Никогда не слышал раньше этого слова. А двенадцатилетний мальчик слышал.
Он сказал, проходя через долгий и пустой застеклённый коридор где-то в шереметьевском аэропорту: «Настоящее лиминальное пространство».
Я сам этого мальчика не видел: мне про него рассказали.
Так я и узнал, что такое «лиминальный».
Это межеумочный, пограничный, поворотный.
Это то, что вызывает тревогу.
...Человек оглядывается в последний раз на свою пустую квартиру перед тем, как съехать. Голые стены, вынесенная мебель, где-то валяется на полу листок («...если когда-нибудь, в дымный апрель, вы вдруг вспомните обо мне...» – не волнуйся: никто не вспомнит). В этой квартире даже может появиться эхо. Это больше не твой дом.

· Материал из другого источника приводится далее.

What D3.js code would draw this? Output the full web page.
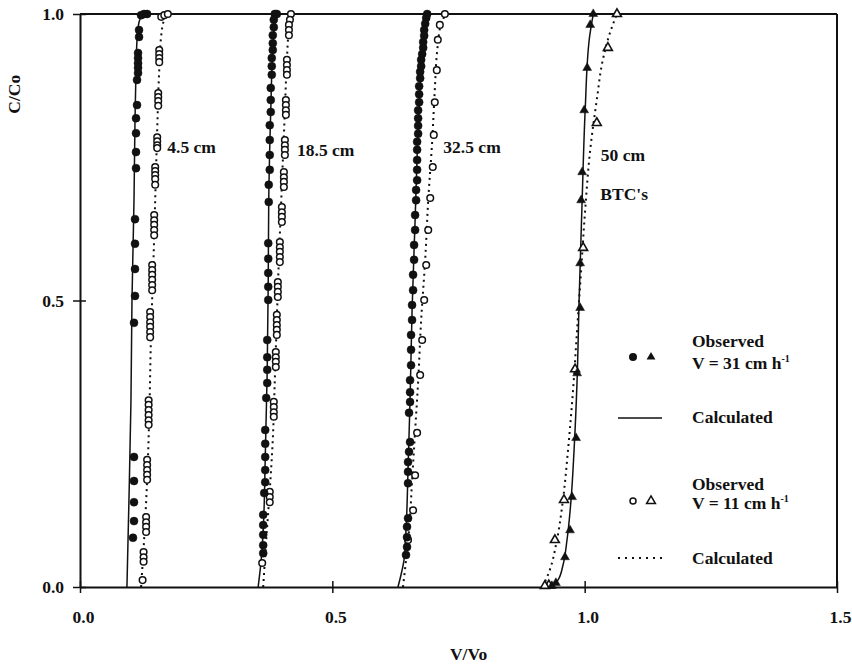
<!DOCTYPE html>
<html>
<head>
<meta charset="utf-8">
<script src="https://cdn.jsdelivr.net/npm/d3@7"></script>
<style>
  body { margin: 0; background: #fff; }
  text { font-family: "Liberation Serif", "Times New Roman", serif; font-weight: bold; fill: #111; }
</style>
</head>
<body>
<script>
// tick values
var xTicks = [0, 0.5, 1.0, 1.5];
var yTicks = [0, 0.5, 1.0];
var depthNames = ["4.5 cm", "18.5 cm", "32.5 cm", "50 cm"];

// observed, V = 31 cm/h (filled symbols)
var obs31_4 = [[0.133,1.0],[0.127,1.0],[0.121,0.998],[0.117,0.972],[0.117,0.960],[0.115,0.932],[0.115,0.923],[0.115,0.914],
  [0.115,0.906],[0.115,0.897],[0.113,0.885],[0.113,0.841],[0.111,0.818],[0.111,0.792],[0.111,0.759],[0.111,0.731],
  [0.109,0.642],[0.109,0.599],[0.109,0.555],[0.109,0.508],[0.107,0.461],[0.107,0.227],[0.107,0.185],[0.107,0.148],
  [0.107,0.115],[0.105,0.086]];
var obs31_18 = [[0.386,1.0],[0.390,1.0],[0.384,0.990],[0.384,0.977],[0.382,0.963],[0.382,0.949],[0.382,0.937],[0.380,0.923],
  [0.380,0.909],[0.380,0.894],[0.378,0.871],[0.378,0.850],[0.378,0.829],[0.376,0.806],[0.376,0.780],[0.376,0.754],
  [0.376,0.728],[0.374,0.702],[0.374,0.672],[0.373,0.600],[0.373,0.573],[0.373,0.548],[0.373,0.524],[0.373,0.501],
  [0.371,0.431],[0.371,0.401],[0.371,0.379],[0.371,0.356],[0.369,0.330],[0.367,0.274],[0.367,0.250],[0.367,0.227],
  [0.367,0.204],[0.367,0.183],[0.365,0.164],[0.363,0.126],[0.363,0.108],[0.363,0.091],[0.363,0.073],[0.363,0.059]];
var obs31_32 = [[0.688,1.0],[0.686,0.993],[0.684,0.983],[0.682,0.972],[0.682,0.962],[0.680,0.951],[0.680,0.941],[0.678,0.930],
  [0.676,0.920],[0.676,0.909],[0.674,0.899],[0.674,0.888],[0.672,0.874],[0.672,0.860],[0.672,0.846],[0.670,0.832],
  [0.670,0.818],[0.670,0.805],[0.670,0.791],[0.668,0.777],[0.668,0.763],[0.668,0.745],[0.668,0.728],[0.668,0.710],
  [0.666,0.693],[0.666,0.675],[0.664,0.649],[0.664,0.623],[0.662,0.597],[0.662,0.571],[0.660,0.545],[0.660,0.518],
  [0.658,0.492],[0.658,0.466],[0.656,0.440],[0.656,0.414],[0.656,0.387],[0.654,0.361],[0.654,0.340],[0.654,0.323],
  [0.652,0.304],[0.654,0.253],[0.652,0.236],[0.650,0.218],[0.650,0.201],[0.650,0.181],[0.650,0.120],[0.648,0.105],
  [0.648,0.087],[0.648,0.070],[0.646,0.056]];
var obs31_50 = [[1.017,1.0],[1.011,0.981],[1.005,0.906],[0.999,0.832],[0.995,0.724],[0.993,0.675],[0.991,0.565],
  [0.991,0.487],[0.985,0.373],[0.983,0.260],[0.975,0.157],[0.971,0.099],[0.961,0.052],[0.943,0.007],[0.935,0.002]];

// observed, V = 11 cm/h (open symbols)
var obs11_4 = [[0.161,0.995],[0.167,0.998],[0.174,1.0],
  [0.157,0.937],[0.157,0.930],[0.157,0.923],[0.157,0.916],
  [0.155,0.862],[0.155,0.855],[0.155,0.848],[0.155,0.840],
  [0.153,0.785],[0.153,0.778],[0.153,0.771],[0.153,0.766],
  [0.149,0.733],[0.149,0.726],[0.149,0.719],[0.149,0.712],[0.149,0.702],
  [0.147,0.649],[0.147,0.640],[0.147,0.632],[0.147,0.623],[0.147,0.614],
  [0.143,0.562],[0.143,0.553],[0.143,0.545],[0.143,0.536],[0.143,0.527],[0.143,0.518],
  [0.139,0.480],[0.139,0.471],[0.139,0.462],[0.139,0.454],[0.139,0.445],[0.139,0.436],
  [0.136,0.326],[0.136,0.318],[0.136,0.309],[0.136,0.300],[0.136,0.291],[0.136,0.283],
  [0.133,0.222],[0.133,0.213],[0.133,0.204],[0.133,0.196],[0.133,0.187],
  [0.131,0.122],[0.131,0.113],[0.131,0.105],[0.131,0.096],
  [0.126,0.061],[0.126,0.052],[0.126,0.044],[0.124,0.012]];
var obs11_18 = [[0.418,1.0],[0.416,0.990],
  [0.414,0.981],[0.414,0.972],[0.414,0.963],
  [0.410,0.920],[0.410,0.911],[0.410,0.902],[0.410,0.894],
  [0.408,0.850],[0.408,0.841],[0.408,0.832],[0.408,0.824],
  [0.406,0.780],[0.406,0.771],[0.406,0.763],[0.406,0.754],
  [0.404,0.724],[0.404,0.715],[0.404,0.707],[0.404,0.698],
  [0.400,0.663],[0.400,0.654],[0.400,0.646],[0.400,0.637],
  [0.396,0.602],[0.396,0.593],[0.396,0.585],[0.396,0.576],[0.396,0.567],
  [0.392,0.532],[0.392,0.524],[0.392,0.515],[0.392,0.506],
  [0.390,0.475],[0.390,0.466],[0.390,0.457],[0.390,0.449],[0.390,0.440],
  [0.388,0.410],[0.388,0.401],[0.388,0.393],[0.388,0.384],
  [0.384,0.323],[0.384,0.314],[0.384,0.305],[0.384,0.297],
  [0.376,0.166],[0.376,0.157],[0.376,0.148],[0.361,0.042]];
var obs11_32 = [[0.723,1.0],[0.713,0.981],[0.709,0.955],[0.707,0.902],[0.703,0.846],[0.701,0.789],[0.699,0.733],
  [0.694,0.679],[0.690,0.623],[0.686,0.562],[0.682,0.501],[0.678,0.431],[0.674,0.370],[0.668,0.269],[0.664,0.195],
  [0.660,0.134],[0.650,0.082]];
var obs11_50 = [[1.064,1.0],[1.046,0.941],[1.024,0.810],[0.997,0.592],[0.981,0.380],[0.959,0.152],[0.941,0.082],
  [0.929,0.003],[0.921,0.002]];

// calculated curves
var calc31_4 = [[0.093,0],[0.097,0.152],[0.101,0.326],[0.103,0.501],[0.107,0.675],[0.109,0.815],[0.111,0.902],
  [0.113,0.955],[0.117,0.986],[0.123,0.997],[0.135,1.0]];
var calc31_18 = [[0.353,0],[0.359,0.047],[0.363,0.099],[0.367,0.222],[0.371,0.379],[0.373,0.536],[0.374,0.675],
  [0.378,0.832],[0.382,0.937],[0.386,0.986],[0.394,1.0]];
var calc31_32 = [[0.630,0],[0.636,0.021],[0.642,0.047],[0.646,0.099],[0.650,0.204],[0.654,0.326],[0.658,0.483],
  [0.664,0.640],[0.670,0.798],[0.676,0.902],[0.682,0.963],[0.688,0.997],[0.694,1.0]];
var calc31_50 = [[0.921,0],[0.937,0.002],[0.947,0.012],[0.957,0.038],[0.965,0.082],[0.973,0.152],[0.979,0.239],
  [0.985,0.361],[0.989,0.501],[0.995,0.675],[1.001,0.832],[1.009,0.955],[1.017,1.0]];
var calc11_4 = [[0.121,0],[0.127,0.082],[0.133,0.187],[0.137,0.291],[0.141,0.449],[0.145,0.553],[0.149,0.675],
  [0.153,0.798],[0.157,0.902],[0.161,0.963],[0.168,0.993],[0.178,1.0]];
var calc11_18 = [[0.363,0],[0.369,0.082],[0.376,0.169],[0.382,0.257],[0.386,0.361],[0.390,0.466],[0.394,0.571],
  [0.398,0.658],[0.402,0.745],[0.406,0.832],[0.410,0.920],[0.414,0.972],[0.420,1.0]];
var calc11_32 = [[0.640,0],[0.646,0.047],[0.652,0.099],[0.658,0.185],[0.664,0.272],[0.670,0.358],[0.676,0.466],
  [0.684,0.571],[0.690,0.675],[0.698,0.780],[0.703,0.867],[0.709,0.946],[0.715,0.981],[0.725,1.0]];
var calc11_50 = [[0.917,0],[0.931,0.030],[0.945,0.082],[0.957,0.152],[0.967,0.239],[0.977,0.344],[0.985,0.449],
  [0.993,0.553],[1.001,0.658],[1.011,0.763],[1.024,0.850],[1.036,0.920],[1.052,0.972],[1.064,1.0]];

var w = 852, h = 665;
var padL = 80, padR = 837, padT = 14, padB = 587;
var fs = 17.5;

var svg = d3.select("body").append("svg")
  .attr("width", w)
  .attr("height", h);

svg.append("rect").attr("width", w).attr("height", h).attr("fill", "#fff");

var x = d3.scaleLinear().domain([0, 1.5]).range([padL, padR]);
var y = d3.scaleLinear().domain([0, 1]).range([padB, padT]);

var line = d3.line()
  .x(function(d) { return x(d[0]); })
  .y(function(d) { return y(d[1]); })
  .curve(d3.curveMonotoneY);

// frame (top and right sides)
svg.append("line").attr("x1", padL).attr("x2", padR).attr("y1", padT).attr("y2", padT)
  .attr("stroke", "#111").attr("stroke-width", 2);
svg.append("line").attr("x1", padR).attr("x2", padR).attr("y1", padT).attr("y2", padB)
  .attr("stroke", "#111").attr("stroke-width", 2);

// x axis
var xAxis = svg.append("g")
  .attr("transform", "translate(0," + padB + ")")
  .call(d3.axisBottom(x).tickValues(xTicks).tickFormat(d3.format(".1f")).tickSize(6).tickSizeOuter(0).tickPadding(18));
xAxis.select(".domain").attr("stroke", "#111").attr("stroke-width", 2);
xAxis.selectAll(".tick line").attr("y1", -6).attr("y2", 6).attr("stroke", "#111").attr("stroke-width", 1.5);
xAxis.selectAll(".tick text").attr("font-size", fs).attr("font-family", null).attr("dx", 3);

// y axis
var yAxis = svg.append("g")
  .attr("transform", "translate(" + padL + ",0)")
  .call(d3.axisLeft(y).tickValues(yTicks).tickFormat(d3.format(".1f")).tickSize(6).tickSizeOuter(0).tickPadding(10));
yAxis.select(".domain").attr("stroke", "#111").attr("stroke-width", 2);
yAxis.selectAll(".tick line").attr("x1", -7).attr("x2", 6).attr("stroke", "#111").attr("stroke-width", 1.5);
yAxis.selectAll(".tick text").attr("font-size", fs).attr("font-family", null);

// axis titles
svg.append("text")
  .attr("transform", "translate(20," + y(0.86) + ") rotate(-90)")
  .attr("text-anchor", "middle")
  .attr("font-size", fs)
  .text("C/Co");

svg.append("text")
  .attr("x", x(0.77))
  .attr("y", 660)
  .attr("text-anchor", "middle")
  .attr("font-size", fs)
  .text("V/Vo");

// calculated curves
[calc31_4, calc31_18, calc31_32, calc31_50].forEach(function(c) {
  svg.append("path").datum(c)
    .attr("d", line)
    .attr("fill", "none")
    .attr("stroke", "#111")
    .attr("stroke-width", 1.5);
});
[calc11_4, calc11_18, calc11_32, calc11_50].forEach(function(c) {
  svg.append("path").datum(c)
    .attr("d", line)
    .attr("fill", "none")
    .attr("stroke", "#111")
    .attr("stroke-width", 2)
    .attr("stroke-dasharray", "2,4");
});

var tri = d3.symbol().type(d3.symbolTriangle).size(34);

function drawCircles(data, filled) {
  svg.append("g").selectAll("circle").data(data)
    .enter().append("circle")
    .attr("cx", function(d) { return x(d[0]); })
    .attr("cy", function(d) { return y(d[1]); })
    .attr("r", filled ? 4 : 3.3)
    .attr("fill", filled ? "#111" : "#fff")
    .attr("stroke", "#111")
    .attr("stroke-width", filled ? 0.5 : 1.5);
}

function drawTriangles(data, filled) {
  svg.append("g").selectAll("path").data(data)
    .enter().append("path")
    .attr("d", tri)
    .attr("transform", function(d) { return "translate(" + x(d[0]) + "," + y(d[1]) + ")"; })
    .attr("fill", filled ? "#111" : "#fff")
    .attr("stroke", "#111")
    .attr("stroke-width", filled ? 0.5 : 1.6);
}

drawCircles(obs11_4, false);
drawCircles(obs11_18, false);
drawCircles(obs11_32, false);
drawTriangles(obs11_50, false);
drawCircles(obs31_4, true);
drawCircles(obs31_18, true);
drawCircles(obs31_32, true);
drawTriangles(obs31_50, true);

// depth labels
var labelPos = [[0.173, 0.757], [0.430, 0.753], [0.720, 0.757], [1.032, 0.744]];
svg.selectAll(".depth").data(depthNames)
  .enter().append("text")
  .attr("class", "depth")
  .attr("x", function(d, i) { return x(labelPos[i][0]); })
  .attr("y", function(d, i) { return y(labelPos[i][1]); })
  .attr("font-size", fs)
  .text(function(d) { return d; });

svg.append("text")
  .attr("x", x(1.031)).attr("y", y(0.675))
  .attr("font-size", fs)
  .text("BTC's");

// legend
var lx = 692;
svg.append("circle").attr("cx", 633).attr("cy", 357).attr("r", 4).attr("fill", "#111");
svg.append("path").attr("d", tri).attr("transform", "translate(651,357)").attr("fill", "#111");
svg.append("text").attr("x", lx).attr("y", 347).attr("font-size", fs).text("Observed");
var t1 = svg.append("text").attr("x", lx).attr("y", 369).attr("font-size", fs);
t1.append("tspan").text("V = 31 cm h");
t1.append("tspan").attr("font-size", 10).attr("dy", -7).text("-1");

svg.append("line").attr("x1", 618).attr("x2", 662).attr("y1", 418).attr("y2", 418)
  .attr("stroke", "#111").attr("stroke-width", 1.5);
svg.append("text").attr("x", lx).attr("y", 423).attr("font-size", fs).text("Calculated");

svg.append("circle").attr("cx", 633).attr("cy", 501).attr("r", 3).attr("fill", "#fff")
  .attr("stroke", "#111").attr("stroke-width", 1.5);
svg.append("path").attr("d", tri).attr("transform", "translate(651,501)").attr("fill", "#fff")
  .attr("stroke", "#111").attr("stroke-width", 1.5);
svg.append("text").attr("x", lx).attr("y", 490).attr("font-size", fs).text("Observed");
var t2 = svg.append("text").attr("x", lx).attr("y", 509).attr("font-size", fs);
t2.append("tspan").text("V = 11 cm h");
t2.append("tspan").attr("font-size", 10).attr("dy", -7).text("-1");

svg.append("line").attr("x1", 618).attr("x2", 665).attr("y1", 558).attr("y2", 558)
  .attr("stroke", "#111").attr("stroke-width", 2).attr("stroke-dasharray", "2,5");
svg.append("text").attr("x", lx).attr("y", 564).attr("font-size", fs).text("Calculated");
</script>
</body>
</html>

Вот это всё и называется лиминальным.
Пустой коридор школы. Ночной коридор больницы. Игровая площадка без детей. Пустой дворец. Морг.
Нам там неуютно.
Мы дневные существа с большими глазами. Когда-то мы вышли из редеющих тропических лесов в колыхающуюся саванну и сперва испугались её. А потом уже испугались и леса. Так и зависли между ними: между полем и чащей, между лугом и рощей. Любим дачу, но хотим, чтобы лес не наступал. Любим лес, но хотим, чтобы он был посветлее, почище, без буераков, окультуренным, с нежными ландышами, лучше бы – парком.
Не поэтому ли самые умные спрятались потом от бескрайних саванн в пещеры?
«Я очень люблю фотографии коридоров, арок, туннелей», – сказала моя подруга, а я подумал: «Наверное, это в нас тоже от наших ушедших во тьму первобытных предков». Что-то древнее, эволюционное. Застраховаться от тигра, льва, непогоды, набрать корнеплодов и ягод, прижаться спиной к стене, развести у входа огонь.
Не поэтому ли мы так любим Венецию? Во-первых тонет, во-вторых, узкая. Город-пещера. Однажды я жил там семь дней в старинном многоярусном доме. Два этажа, тесные комнаты, высокие окна, а на втором – винтовая лестница с люком на крышу. Терраса. «Мы будем тут часто сидеть», – сказала моя подруга.
Мы сидели там не больше тридцати минут в день.
Всё остальное время мы прятались в доме по комнатам, пили вино в зале с камином, шуршали бумагой сэндвичей, делали пасту с оливками. Нежные ландыши, не перенёсшие лиминальность крыш.
...У Левитана есть картина «Над вечным покоем». Там явлена нам как на ладони (причём в абсолютно прямом смысле) вся наша межеумочность, половинчатость, вся наша противоречивая жизнь. С одной стороны, огромное небо, облака-великаны, река, а с другой стороны (и это уже не вводное слово) – замкнутость жизни, церквушка, немного деревьев, жалкий погост.
И свет горит в оконце.
Я хотел написать: «Наверное, батюшка, наговорившись с Богом, пьёт свой одинокий чай», но потом спросил знакомого священника, может ли батюшка пить чай в церкви.
Вряд ли, ответил он. Скорее всего, он провёл службу и ушёл. Вот сторож может. А потом подумал и написал: «Но вообще непросто всё это. Скорее всего, это всё же алтарь. И там батюшка может молиться. Может, у него горе какое».
Меня эта последняя фраза как оцарапала. «Может, у него горе какое».
Может, у нас у всех горе? Обыкновенное такое, ничем не утешаемое, лиминальное горе. В межеумочном, пограничном, (бес)поворотном глухом краю.
Смотри, смотри, небо тебя сейчас проглотит.